Although only the net chemical change is directly observable for most chemical reactions, experiments can often be designed that suggest the possible sequence of steps in a reaction mechanism.
A mechanism describes in detail exactly what takes place at each stage of a chemical transformation. It describes the transition state and which bonds are broken, and in what order, which bonds are formed and in what order, and what the relative rates of the steps are. A complete mechanism must also account for all reactants used, the function of a catalyst, stereochemistry, all products formed and the amount each.

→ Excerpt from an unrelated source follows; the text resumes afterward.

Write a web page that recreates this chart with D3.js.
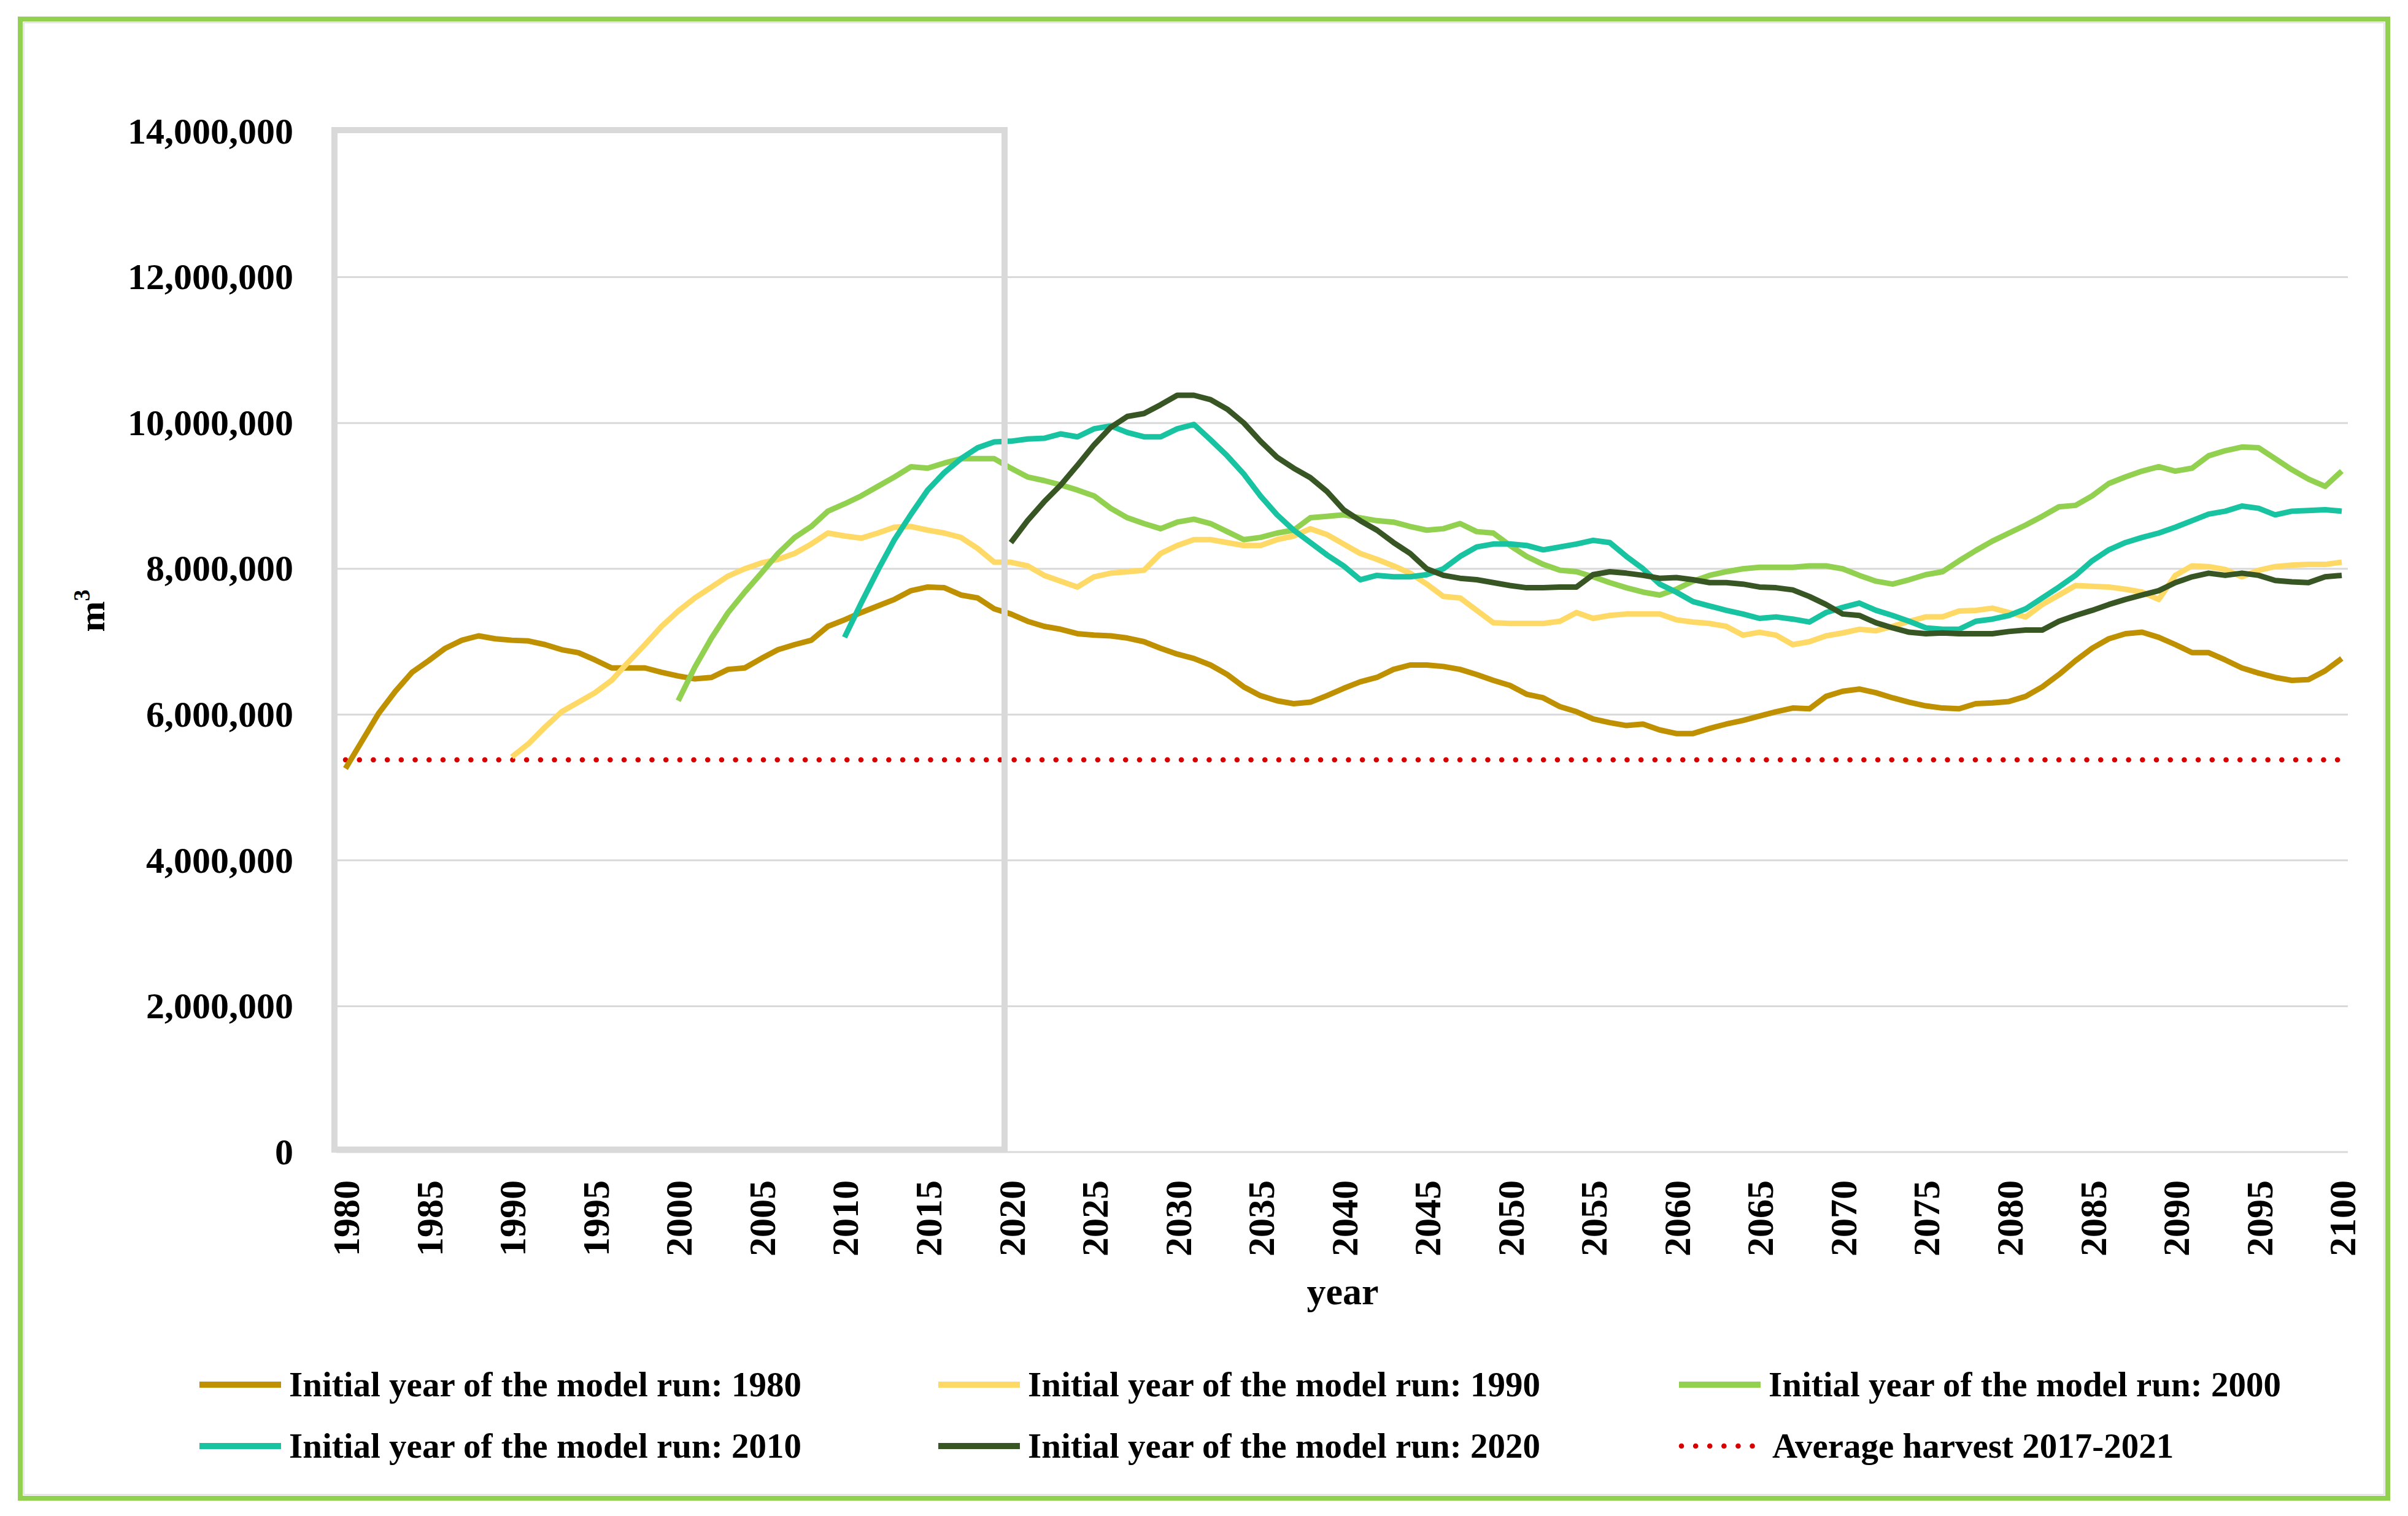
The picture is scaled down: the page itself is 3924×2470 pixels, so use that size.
<!DOCTYPE html>
<html>
<head>
<meta charset="utf-8">
<script src="https://cdn.jsdelivr.net/npm/d3@7"></script>
<style>
    body { margin: 0; background: #fff; }
    svg text { font-family: "Liberation Serif", "DejaVu Serif", serif; font-weight: bold; fill: #000; }
</style>
</head>
<body>
<svg id="chart" width="3924" height="2470"></svg>
<script>
// values in millions of m3, one per year starting at the run's initial year
var run1980 = [
    5.26, 5.64, 6.02, 6.32, 6.58, 6.74, 6.91, 7.02, 7.08, 7.04,
    7.02, 7.01, 6.96, 6.89, 6.85, 6.75, 6.64, 6.64, 6.64, 6.58,
    6.53, 6.49, 6.51, 6.62, 6.64, 6.77, 6.89, 6.96, 7.02, 7.21,
    7.30, 7.40, 7.49, 7.58, 7.70, 7.75, 7.74, 7.64, 7.60, 7.45,
    7.38, 7.28, 7.21, 7.17, 7.11, 7.09, 7.08, 7.05, 7.00, 6.91,
    6.83, 6.77, 6.68, 6.55, 6.38, 6.26, 6.19, 6.15, 6.17, 6.26,
    6.36, 6.45, 6.51, 6.62, 6.68, 6.68, 6.66, 6.62, 6.55, 6.47,
    6.40, 6.28, 6.23, 6.11, 6.04, 5.94, 5.89, 5.85, 5.87, 5.79,
    5.74, 5.74, 5.81, 5.87, 5.92, 5.98, 6.04, 6.09, 6.08, 6.25,
    6.32, 6.35, 6.30, 6.23, 6.17, 6.12, 6.09, 6.08, 6.15, 6.16,
    6.18, 6.25, 6.38, 6.55, 6.74, 6.91, 7.04, 7.11, 7.13, 7.06,
    6.96, 6.85, 6.85, 6.75, 6.64, 6.57, 6.51, 6.47, 6.48, 6.60,
    6.77
];
var run1990 = [
    5.42, 5.60, 5.83, 6.04, 6.17, 6.30, 6.47, 6.72, 6.96, 7.21,
    7.42, 7.60, 7.75, 7.90, 8.00, 8.08, 8.13, 8.21, 8.34, 8.49,
    8.45, 8.42, 8.49, 8.57, 8.58, 8.53, 8.49, 8.43, 8.28, 8.09,
    8.09, 8.04, 7.91, 7.83, 7.75, 7.89, 7.94, 7.96, 7.98, 8.21,
    8.32, 8.40, 8.40, 8.36, 8.32, 8.32, 8.40, 8.45, 8.55, 8.47,
    8.34, 8.21, 8.13, 8.04, 7.94, 7.79, 7.62, 7.60, 7.43, 7.26,
    7.25, 7.25, 7.25, 7.28, 7.40, 7.32, 7.36, 7.38, 7.38, 7.38,
    7.30, 7.27, 7.25, 7.21, 7.09, 7.13, 7.09, 6.96, 7.00, 7.08,
    7.12, 7.17, 7.15, 7.21, 7.28, 7.34, 7.34, 7.42, 7.43, 7.46,
    7.40, 7.34, 7.51, 7.64, 7.77, 7.76, 7.75, 7.72, 7.68, 7.58,
    7.91, 8.04, 8.03, 7.99, 7.89, 7.98, 8.03, 8.05, 8.06, 8.06,
    8.09
];
var run2000 = [
    6.19, 6.65, 7.05, 7.40, 7.68, 7.94, 8.21, 8.43, 8.58, 8.79,
    8.89, 9.00, 9.13, 9.26, 9.40, 9.38, 9.45, 9.51, 9.51, 9.51,
    9.38, 9.26, 9.21, 9.15, 9.08, 9.00, 8.83, 8.70, 8.62, 8.55,
    8.64, 8.68, 8.62, 8.51, 8.40, 8.43, 8.49, 8.53, 8.70, 8.72,
    8.74, 8.70, 8.66, 8.64, 8.58, 8.53, 8.55, 8.62, 8.51, 8.49,
    8.32, 8.17, 8.06, 7.98, 7.96, 7.89, 7.81, 7.74, 7.68, 7.64,
    7.72, 7.83, 7.91, 7.96, 8.00, 8.02, 8.02, 8.02, 8.04, 8.04,
    8.00, 7.91, 7.83, 7.79, 7.85, 7.92, 7.96, 8.11, 8.25, 8.38,
    8.49, 8.60, 8.72, 8.85, 8.87, 9.00, 9.17, 9.26, 9.34, 9.40,
    9.34, 9.38, 9.55, 9.62, 9.67, 9.66, 9.51, 9.36, 9.23, 9.13,
    9.34
];
var run2010 = [
    7.06, 7.53, 7.98, 8.40, 8.75, 9.08, 9.32, 9.51, 9.66, 9.74,
    9.75, 9.78, 9.79, 9.85, 9.81, 9.92, 9.96, 9.87, 9.81, 9.81,
    9.92, 9.98, 9.77, 9.55, 9.30, 9.00, 8.74, 8.53, 8.36, 8.19,
    8.04, 7.85, 7.91, 7.89, 7.89, 7.92, 8.00, 8.17, 8.30, 8.34,
    8.34, 8.32, 8.26, 8.30, 8.34, 8.39, 8.36, 8.17, 8.00, 7.79,
    7.68, 7.55, 7.49, 7.43, 7.38, 7.32, 7.34, 7.31, 7.27, 7.40,
    7.47, 7.53, 7.43, 7.36, 7.28, 7.19, 7.17, 7.17, 7.28, 7.31,
    7.36, 7.45, 7.60, 7.75, 7.91, 8.11, 8.26, 8.36, 8.43, 8.49,
    8.57, 8.66, 8.75, 8.79, 8.86, 8.83, 8.74, 8.79, 8.80, 8.81,
    8.79
];
var run2020 = [
    8.36, 8.66, 8.92, 9.15, 9.42, 9.70, 9.94, 10.09, 10.13, 10.25,
    10.38, 10.38, 10.32, 10.19, 10.00, 9.75, 9.53, 9.38, 9.25, 9.06,
    8.81, 8.66, 8.53, 8.36, 8.21, 8.00, 7.91, 7.87, 7.85, 7.81,
    7.77, 7.74, 7.74, 7.75, 7.75, 7.92, 7.96, 7.94, 7.91, 7.87,
    7.88, 7.85, 7.81, 7.81, 7.79, 7.75, 7.74, 7.71, 7.62, 7.51,
    7.38, 7.36, 7.26, 7.19, 7.13, 7.11, 7.12, 7.11, 7.11, 7.11,
    7.14, 7.16, 7.16, 7.28, 7.36, 7.43, 7.51, 7.58, 7.64, 7.70,
    7.81, 7.89, 7.94, 7.91, 7.94, 7.91, 7.84, 7.82, 7.81, 7.89,
    7.91
];
var averageHarvest = 5.38; // 2017-2021, millions of m3

var startYears = [1980, 1990, 2000, 2010, 2020];
var seriesValues = [run1980, run1990, run2000, run2010, run2020];
var seriesNames = [
    "Initial year of the model run: 1980",
    "Initial year of the model run: 1990",
    "Initial year of the model run: 2000",
    "Initial year of the model run: 2010",
    "Initial year of the model run: 2020"
];
var harvestName = "Average harvest 2017-2021";
var yearTicks = d3.range(1980, 2101, 5);
var valueTicks = d3.range(0, 15, 2);

var colors = ['#bf9000', '#ffd966', '#92d050', '#17c3a0', '#375623'],
    harvestColor = '#d90000',
    gridColor = '#d9d9d9';

var svg = d3.select('#chart');

// outer frame
svg.append('rect')
    .attr('x', 33).attr('y', 31)
    .attr('width', 3858).attr('height', 2410)
    .attr('fill', 'none')
    .attr('stroke', '#92d050')
    .attr('stroke-width', 8);
svg.append('rect')
    .attr('x', 39).attr('y', 37)
    .attr('width', 3846).attr('height', 2398)
    .attr('fill', 'none')
    .attr('stroke', '#e3e3e3')
    .attr('stroke-width', 2);

var x = d3.scaleLinear().domain([1980, 2100]).range([563, 3816]),
    y = d3.scaleLinear().domain([0, 14]).range([1877, 214]),
    plotLeft = 548,
    plotRight = 3826;

// gridlines
svg.append('g')
    .selectAll('line')
    .data(valueTicks.filter(function(v) { return v < 14; }))
    .enter().append('line')
    .attr('x1', plotLeft)
    .attr('x2', plotRight)
    .attr('y1', function(d) { return y(d); })
    .attr('y2', function(d) { return y(d); })
    .attr('stroke', gridColor)
    .attr('stroke-width', 3);

// y axis labels
var yAxis = svg.append('g')
    .attr('transform', 'translate(' + plotLeft + ',0)')
    .call(d3.axisLeft(y)
        .tickValues(valueTicks)
        .tickSize(0)
        .tickPadding(70)
        .tickFormat(function(d) { return d3.format(',')(d * 1e6); }));
yAxis.select('.domain').remove();
yAxis.selectAll('text')
    .attr('font-size', 60)
    .style('font-family', '"Liberation Serif", serif');

// x axis labels, rotated
var xAxis = svg.append('g')
    .attr('transform', 'translate(0,' + y(0) + ')')
    .call(d3.axisBottom(x)
        .tickValues(yearTicks)
        .tickSize(0)
        .tickFormat(d3.format('d')));
xAxis.select('.domain').remove();
xAxis.selectAll('text')
    .attr('transform', 'rotate(-90)')
    .attr('x', -46)
    .attr('y', 0)
    .attr('dy', '0.35em')
    .attr('text-anchor', 'end')
    .attr('font-size', 62)
    .style('font-family', '"Liberation Serif", serif');

// axis titles
svg.append('text')
    .attr('x', 2188)
    .attr('y', 2125)
    .attr('text-anchor', 'middle')
    .attr('font-size', 62)
    .text('year');

var yTitle = svg.append('text')
    .attr('transform', 'translate(170,995) rotate(-90)')
    .attr('text-anchor', 'middle')
    .attr('font-size', 60);
yTitle.append('tspan').text('m');
yTitle.append('tspan')
    .attr('font-size', 38)
    .attr('dy', -24)
    .text('3');

// average harvest
svg.append('line')
    .attr('x1', x(1980))
    .attr('x2', x(2100))
    .attr('y1', y(averageHarvest))
    .attr('y2', y(averageHarvest))
    .attr('stroke', harvestColor)
    .attr('stroke-width', 8.5)
    .attr('stroke-linecap', 'round')
    .attr('stroke-dasharray', '0.1 22.6');

// model runs
var line = d3.line()
    .x(function(d) { return x(d[0]); })
    .y(function(d) { return y(d[1]); });

svg.append('g')
    .selectAll('path')
    .data(seriesValues.map(function(vals, i) {
        return vals.map(function(v, j) { return [startYears[i] + j, v]; });
    }))
    .enter().append('path')
    .attr('d', line)
    .attr('fill', 'none')
    .attr('stroke', function(d, i) { return colors[i]; })
    .attr('stroke-width', 9)
    .attr('stroke-linejoin', 'round');

// highlight box 1980-2020
svg.append('rect')
    .attr('x', 545)
    .attr('y', 212)
    .attr('width', 1637 - 545)
    .attr('height', 1873 - 212)
    .attr('fill', 'none')
    .attr('stroke', gridColor)
    .attr('stroke-width', 10);

// legend
var legendItems = seriesNames.map(function(name, i) {
    return { name: name, color: colors[i], dotted: false };
});
legendItems.push({ name: harvestName, color: harvestColor, dotted: true });

var legendCols = [325, 1529, 2736],
    legendRows = [2256, 2356];

var legend = svg.append('g')
    .selectAll('g')
    .data(legendItems)
    .enter().append('g')
    .attr('transform', function(d, i) {
        return 'translate(' + legendCols[i % 3] + ',' + legendRows[Math.floor(i / 3)] + ')';
    });

legend.append('line')
    .attr('x1', function(d) { return d.dotted ? 4 : 0; })
    .attr('x2', function(d) { return d.dotted ? 124 : 133; })
    .attr('stroke', function(d) { return d.color; })
    .attr('stroke-width', function(d) { return d.dotted ? 8.5 : 10; })
    .attr('stroke-linecap', function(d) { return d.dotted ? 'round' : 'butt'; })
    .attr('stroke-dasharray', function(d) { return d.dotted ? '0.1 23' : null; });

legend.append('text')
    .attr('x', function(d) { return d.dotted ? 152 : 146; })
    .attr('dy', '0.33em')
    .attr('font-size', 57)
    .text(function(d) { return d.name; });
</script>
</body>
</html>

A reaction mechanism must also account for the order in which molecules react. Often what appears to be a single step conversion is in fact a multistep reaction. Consider the following example:
- CO + NO2 → CO2 + NO
In this reaction, it has been experimentally determined that this reaction takes place according to the rate law R = k[NO2]2. Therefore, a possible mechanism by which this reaction takes place is:
- 2 NO2 → NO3 + NO (slow)
- NO3 + CO → NO2 + CO2 (fast)
Each step is called an elementary step, and each has its own rate law and molecularity. All of the elementary steps must add up to the original reaction. There are four types of elementary steps: 1) Addition, 2) Elimination, 3) Substitution and 4) Rearrangement.
When determining the overall rate law for a reaction, the slow step is the step that determines the reaction rate. Because the first step is the slow step, it is the rate-determining step. Because it involves the collision of 2 NO2 molecules, it is a bimolecular reaction with a rate law of R = k[NO2]2. If one were to cancel out all the molecules that appear on both sides of the reaction, you would be left with the original reaction.
In organic chemistry one of the first reaction mechanisms proposed was that for the benzoin condensation in 1903 by A. J. Lapworth.